Keep up with processes observed during todays inspection to ensure safe food is served.

No violation noted during this evaluation.
03/27/2013Follow-up
Additional food temperatures: Turkey - 37, 40, Pork chop - 36, Mac & cheese - 37, Tuna salad (cooling 1 hour) - 49, Milk - 35, Tuna sandwich (prepped 1 hour prior) - 53, Omelet toppings - 38-40, Hamburger - 152, Spinach - 169, Wings - 201, Boiled egg - 43, Rice pudding mixture (cooling 3.5 hours) - 48, Rice pudding - 162, 145.
All violations were corrected during todays inspection.

  • Critical: Temperature, Cooking - Raw Animal Foods* (corrected on site)
    Observation: The shrimp cake was not cooked to a sufficient temperature and time to eliminate pathogenic bacteria.
    Correction: Continue to cook the fish to heat all parts to 145°F or above for 15 seconds.

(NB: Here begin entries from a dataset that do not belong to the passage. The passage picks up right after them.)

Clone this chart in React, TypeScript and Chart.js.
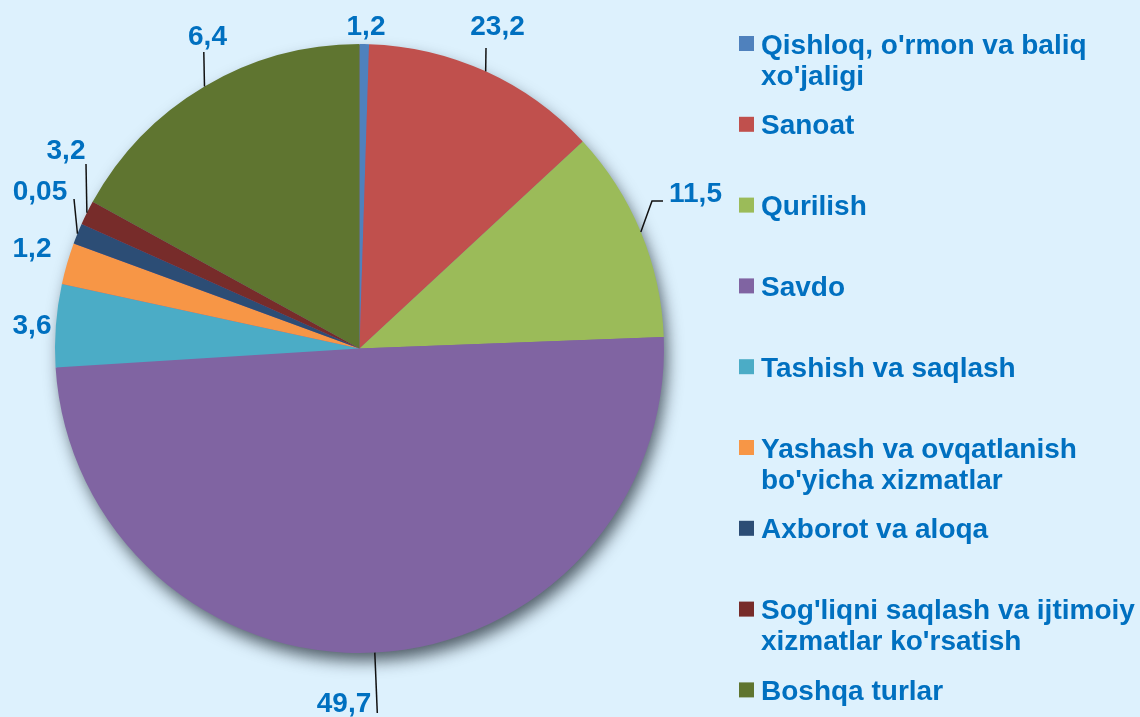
import React, { useEffect, useRef } from "react";
import { Chart, registerables } from "chart.js";

Chart.register(...registerables);

// ---------- data ----------
const categories = [
  "Qishloq, o'rmon va baliq xo'jaligi",
  "Sanoat",
  "Qurilish",
  "Savdo",
  "Tashish va saqlash",
  "Yashash va ovqatlanish bo'yicha xizmatlar",
  "Axborot va aloqa",
  "Sog'liqni saqlash va ijtimoiy xizmatlar ko'rsatish",
  "Boshqa turlar",
];

// slice sizes as drawn in the picture (percent of the circle)
const sliceShares = [0.5, 12.6, 11.3, 49.6, 4.4, 2.2, 1.1, 1.3, 17.0];

// value labels printed next to the slices
const valueLabels = ["1,2", "23,2", "11,5", "49,7", "3,6", "1,2", "0,05", "3,2", "6,4"];

const legendLines = [
  ["Qishloq, o'rmon va baliq", "xo'jaligi"],
  ["Sanoat"],
  ["Qurilish"],
  ["Savdo"],
  ["Tashish va saqlash"],
  ["Yashash va ovqatlanish", "bo'yicha xizmatlar"],
  ["Axborot va aloqa"],
  ["Sog'liqni saqlash va ijtimoiy", "xizmatlar ko'rsatish"],
  ["Boshqa turlar"],
];

const sliceColors = [
  "#4F81BD",
  "#C0504D",
  "#9BBB59",
  "#8064A2",
  "#4BACC6",
  "#F79646",
  "#2C4D75",
  "#772C2A",
  "#5F7530",
];

// ---------- layout / style ----------
const W = 1140;
const H = 717;
const BG = "#DDF1FD";
const TEXT_BLUE = "#0070C0";

// label text anchor: [centerX, baseline]
const labelPos: [number, number][] = [
  [366, 35],
  [497.5, 35],
  [695.5, 202],
  [344, 712],
  [32, 334],
  [32, 256.5],
  [40, 200],
  [66, 158.5],
  [207.5, 45],
];

// leader line bend points (after the arc edge point); null = no leader
const leaderPts: ([number, number][] | null)[] = [
  null,
  [[486, 48]],
  [[652, 201], [663, 201]],
  [[377.3, 713]],
  null,
  null,
  [[74, 199]],
  [[86, 164]],
  [[203.8, 52]],
];

const LEGEND_MARK_X = 739;
const LEGEND_TEXT_X = 761;
const LEGEND_TOP = 43.5;
const LEGEND_STEP = 80.8;
const LEGEND_LINE = 31;

const decorPlugin = {
  id: "decor",
  beforeDraw(chart: any) {
    const ctx = chart.ctx as CanvasRenderingContext2D;
    ctx.save();
    ctx.fillStyle = BG;
    ctx.fillRect(0, 0, chart.width, chart.height);
    ctx.restore();
  },
  beforeDatasetsDraw(chart: any) {
    const meta = chart.getDatasetMeta(0);
    const arc = meta.data[0];
    if (!arc) return;
    const { x, y, outerRadius } = arc.getProps(["x", "y", "outerRadius"], true);
    const ctx = chart.ctx as CanvasRenderingContext2D;
    ctx.save();
    ctx.shadowColor = "rgba(20,30,40,0.7)";
    ctx.shadowBlur = 16;
    ctx.shadowOffsetX = 4;
    ctx.shadowOffsetY = 9;
    ctx.fillStyle = "#8064A2";
    ctx.beginPath();
    ctx.arc(x, y, outerRadius - 1, 0, Math.PI * 2);
    ctx.fill();
    ctx.restore();
  },
  afterDatasetsDraw(chart: any) {
    const ctx = chart.ctx as CanvasRenderingContext2D;
    const meta = chart.getDatasetMeta(0);

    // leader lines
    ctx.save();
    ctx.strokeStyle = "#111111";
    ctx.lineWidth = 1.5;
    meta.data.forEach((el: any, i: number) => {
      const pts = leaderPts[i];
      if (!pts) return;
      const { x, y, startAngle, endAngle, outerRadius } = el.getProps(
        ["x", "y", "startAngle", "endAngle", "outerRadius"],
        true
      );
      const mid = (startAngle + endAngle) / 2;
      ctx.beginPath();
      ctx.moveTo(x + Math.cos(mid) * outerRadius, y + Math.sin(mid) * outerRadius);
      pts.forEach(([px, py]) => ctx.lineTo(px, py));
      ctx.stroke();
    });
    ctx.restore();

    // value labels
    ctx.save();
    ctx.fillStyle = TEXT_BLUE;
    ctx.font = 'bold 28px "Liberation Sans", Arial, sans-serif';
    ctx.textAlign = "center";
    ctx.textBaseline = "alphabetic";
    valueLabels.forEach((t, i) => {
      const [lx, ly] = labelPos[i];
      ctx.fillText(t, lx, ly);
    });
    ctx.restore();

    // legend
    ctx.save();
    ctx.font = 'bold 28px "Liberation Sans", Arial, sans-serif';
    ctx.textBaseline = "alphabetic";
    ctx.textAlign = "left";
    legendLines.forEach((lines, i) => {
      const cy = LEGEND_TOP + i * LEGEND_STEP;
      ctx.fillStyle = sliceColors[i];
      ctx.fillRect(LEGEND_MARK_X, cy - 7.5, 15, 15);
      ctx.fillStyle = TEXT_BLUE;
      lines.forEach((ln, j) => {
        ctx.fillText(ln, LEGEND_TEXT_X, cy + j * LEGEND_LINE + 10);
      });
    });
    ctx.restore();
  },
};

export default function App() {
  const canvasRef = useRef<HTMLCanvasElement | null>(null);

  useEffect(() => {
    const canvas = canvasRef.current;
    if (!canvas) return;
    const chart = new Chart(canvas, {
      type: "pie",
      data: {
        labels: categories,
        datasets: [
          {
            data: sliceShares,
            backgroundColor: sliceColors,
            borderWidth: 0,
          },
        ],
      },
      options: {
        responsive: false,
        animation: false,
        devicePixelRatio: 1,
        layout: { padding: { left: 55, top: 44, right: 476, bottom: 64 } },
        plugins: {
          legend: { display: false },
          tooltip: { enabled: false },
        },
      },
      plugins: [decorPlugin],
    } as any);
    return () => chart.destroy();
  }, []);

  return (
    <div style={{ position: "absolute", left: 0, top: 0, width: W, height: H, background: BG }}>
      <canvas ref={canvasRef} width={W} height={H} style={{ display: "block" }} />
    </div>
  );
}
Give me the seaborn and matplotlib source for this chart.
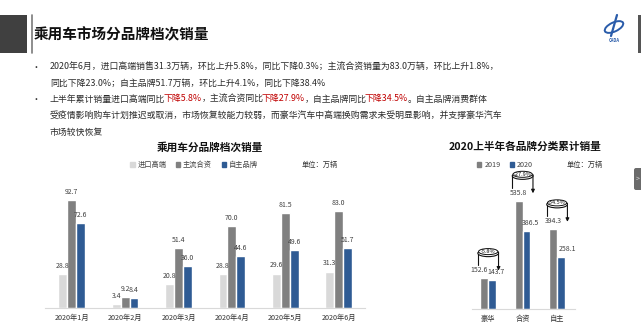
import matplotlib.pyplot as plt
import pandas as pd
import seaborn as sns
from matplotlib.patches import Ellipse, FancyBboxPatch, Patch, Rectangle

# 数据: 月度分品牌档次销量 (万辆)
months = ["2020年1月", "2020年2月", "2020年3月", "2020年4月", "2020年5月", "2020年6月"]
series_names = ["进口高端", "主流合资", "自主品牌"]
import_high = [28.8, 3.4, 20.8, 28.8, 29.6, 31.3]
mainstream_jv = [92.7, 9.2, 51.4, 70.0, 81.5, 83.0]
domestic = [72.6, 8.4, 36.0, 44.6, 49.6, 51.7]

# 上半年累计销量 (万辆)
brand_types = ["豪华", "合资", "自主"]
years = ["2019", "2020"]
cum_2019 = [152.6, 535.8, 394.3]
cum_2020 = [143.7, 386.5, 258.1]
change_labels = ["-5.8%", "-27.9%", "-34.5%"]

LIGHT = "#d9d9d9"
GRAY = "#808080"
BLUE = "#2f5b94"
TXT = "#2b2b2b"
RED = "#c00000"

sns.set_theme(style="white")
plt.rcParams["font.family"] = ["Noto Sans CJK SC", "DejaVu Sans"]

W, H = 641, 333
fig = plt.figure(figsize=(W / 100, H / 100), dpi=100)
fig.patch.set_facecolor("white")


def px_axes(left, top, right, bottom):
    return fig.add_axes([left / W, 1 - bottom / H, (right - left) / W, (bottom - top) / H])


# 背景/文字层 (像素坐标)
bg = fig.add_axes([0, 0, 1, 1])
bg.set_xlim(0, W)
bg.set_ylim(H, 0)
bg.axis("off")

bg.add_patch(Rectangle((0, 15), 27, 38, color="#404040", lw=0))
bg.plot([31.5, 31.5], [15, 53], color="#7a7a7a", lw=1.2)
bg.add_patch(Rectangle((637.5, 15), 3.5, 38, color="#555555", lw=0))
bg.text(34, 34, "乘用车市场分品牌档次销量", fontsize=10.5, fontweight="bold",
        color="#111111", va="center", ha="left")

# logo 近似
bg.add_patch(Ellipse((614, 27), 20, 9, angle=-25, fill=False, ec="#2a5caa", lw=1.4))
bg.plot([617, 611], [15, 36], color="#2a5caa", lw=1.6)
bg.text(614, 41, "CADA", fontsize=3, color="#2a5caa", ha="center", va="center",
        fontweight="bold", style="italic")

# 右侧翻页按钮
bg.add_patch(FancyBboxPatch((634, 168), 10, 22, boxstyle="round,pad=0,rounding_size=2",
                            color="#6b6b6b", lw=0))
bg.text(637.5, 179, ">", fontsize=5, color="#dddddd", ha="center", va="center")


def rich_line(x, y, parts, size=6.4):
    t = bg.text(x, y, parts[0][0], color=parts[0][1], fontsize=size, va="center", ha="left")
    prev = parts[0][0]
    for s, c in parts[1:]:
        # 以汉字结尾的片段测得的宽度偏大, 稍微回拉
        dx = -1.5 if ord(prev[-1]) > 0x2E80 else 0
        t = bg.annotate(s, xy=(1, 0), xycoords=t, xytext=(dx, 0), textcoords="offset points",
                        va="bottom", ha="left", color=c, fontsize=size)
        prev = s


bg.text(36, 67, "•", fontsize=6.4, color=TXT, va="center", ha="center")
rich_line(50, 67, [("2020年6月，进口高端销售31.3万辆，环比上升5.8%，同比下降0.3%；主流合资销量为83.0万辆，环比上升1.8%，", TXT)])
rich_line(50, 83, [("同比下降23.0%；自主品牌51.7万辆，环比上升4.1%，同比下降38.4%", TXT)])
bg.text(36, 99, "•", fontsize=6.4, color=TXT, va="center", ha="center")
rich_line(50, 99, [("上半年累计销量进口高端同比", TXT), ("下降5.8%", RED),
                   ("，主流合资同比", TXT), ("下降27.9%", RED),
                   ("，自主品牌同比", TXT), ("下降34.5%", RED),
                   ("。自主品牌消费群体", TXT)])
rich_line(50, 116, [("受疫情影响购车计划推迟或取消，市场恢复较能力较弱，而豪华汽车中高端换购需求未受明显影响，并支撑豪华汽车", TXT)])
rich_line(50, 132, [("市场较快恢复", TXT)])

# 左图: 月度销量
df_month = pd.DataFrame({
    "month": months * 3,
    "series": [s for s in series_names for _ in months],
    "value": import_high + mainstream_jv + domestic,
})
ax1 = px_axes(45, 190, 365.4, 308)
sns.barplot(data=df_month, x="month", y="value", hue="series", order=months,
            hue_order=series_names, palette=[LIGHT, GRAY, BLUE], width=0.5,
            saturation=1, legend=False, ax=ax1)
for cont in ax1.containers:
    ax1.bar_label(cont, fmt="%.1f", padding=3, fontsize=5, color="#404040")
ax1.set_xlim(-0.5, 5.5)
ax1.set_ylim(0, 101.3)

# 右图: 上半年累计
df_cum = pd.DataFrame({
    "type": brand_types * 2,
    "year": [y for y in years for _ in brand_types],
    "value": cum_2019 + cum_2020,
})
ax2 = px_axes(472, 190, 575, 309)
sns.barplot(data=df_cum, x="type", y="value", hue="year", order=brand_types,
            hue_order=years, palette=["#7f7f7f", BLUE], width=0.45,
            saturation=1, legend=False, ax=ax2)
labs19 = ax2.bar_label(ax2.containers[0], fmt="%.1f", padding=3, fontsize=5, color="#404040")
labs20 = ax2.bar_label(ax2.containers[1], fmt="%.1f", padding=3, fontsize=5, color="#404040")
labs19[0].xyann = (-3.5, 3)
for lab in labs20:
    lab.xyann = (3, 3)
labs20[2].xyann = (5, 3)
ax2.set_xlim(-0.47, 2.52)
ax2.set_ylim(0, 590)

for ax in (ax1, ax2):
    ax.set_facecolor("none")
    ax.set_xlabel("")
    ax.set_ylabel("")
    ax.set_yticks([])
    for side in ("top", "right", "left"):
        ax.spines[side].set_visible(False)
    ax.spines["bottom"].set_color("#d9d9d9")
    ax.spines["bottom"].set_linewidth(0.8)
    ax.tick_params(axis="x", length=0, pad=4.5, labelsize=5.2, labelcolor="#333333")

# 同比变化标注 (圆环+箭头)
for i, (v19, lab) in enumerate(zip(cum_2019, change_labels)):
    ye = v19 + 130
    half = 0.3
    ax2.plot([i - half, i - half], [ye, ye - 65], color="#111111", lw=0.8, clip_on=False)
    ax2.annotate("", xy=(i + half, ye - 92), xytext=(i + half, ye),
                 arrowprops=dict(arrowstyle="-|>", color="#111111", lw=0.8,
                                 mutation_scale=5, shrinkA=0, shrinkB=0),
                 annotation_clip=False)
    ax2.add_patch(Ellipse((i, ye - 6), 2 * half, 34, fc="white", ec="#111111", lw=0.8,
                          zorder=5, clip_on=False))
    ax2.add_patch(Ellipse((i, ye + 2), 2 * half - 0.04, 30, fc="white", ec="#111111", lw=0.7,
                          zorder=6, clip_on=False))
    ax2.text(i, ye + 2, lab, fontsize=4, ha="center", va="center", color="#111111",
             zorder=7, clip_on=False)

# 图标题、图例、单位
bg.text(210, 147, "乘用车分品牌档次销量", fontsize=7.7, fontweight="bold",
        color="#111111", ha="center", va="center")
bg.text(525, 147, "2020上半年各品牌分类累计销量", fontsize=7.7, fontweight="bold",
        color="#111111", ha="center", va="center")
bg.text(302, 165, "单位：万辆", fontsize=5.2, color="#333333", ha="left", va="center")
bg.text(567, 165, "单位：万辆", fontsize=5.2, color="#333333", ha="left", va="center")

leg_kw = dict(loc="center", frameon=False, handlelength=0.6, handleheight=0.6,
              handletextpad=0.4, columnspacing=1.3, fontsize=5.2, labelcolor="#444444")
fig.legend(handles=[Patch(color=c, label=s) for c, s in zip([LIGHT, GRAY, BLUE], series_names)],
           ncol=3, bbox_to_anchor=(194 / W, 1 - 165 / H), **leg_kw)
fig.legend(handles=[Patch(color=c, label=s) for c, s in zip(["#7f7f7f", BLUE], years)],
           ncol=2, bbox_to_anchor=(505 / W, 1 - 165 / H), **leg_kw)

plt.savefig("out.png", dpi=100)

  • Critical: Cooling* (corrected on site)
    Observation: Roast cooked the previous evening were observed at 54 F. Roast were voluntarily discarded.
    Correction: Cool potentially hazardous foods from 135°F to 70°F within 2 hours and within a total of 6 hours from 135°F to 41°F. A longer time for cooling allows an ideal situation for bacterial growth. This has been shown to be the major contributing factor in many foodborne illnesses.
  • Critical: Food - Potentially Hazardous Food - Hot Holding* (corrected on site)
    Observation: Hot dogs hot holding at improper temperatures.
    Correction: Hot hold potentially hazardous food at 135°F or above to inhibit the growth of harmful bacteria.
  • Critical: Food - Potentially Hazardous Food - Cold Holding* (corrected on site)
    Observation: Pasta, boiled egg, prepped pizzas cold holding at improper temperatures. Once pizzas are prepped they should be moved to the walk-in prior to being cooked. Do not store at room temperature.
    Correction: Cold hold potentially hazardous food at 41°F or below to inhibit the growth of harmful bacteria.
03/19/2013Routine
Fire call
No violation noted during this evaluation.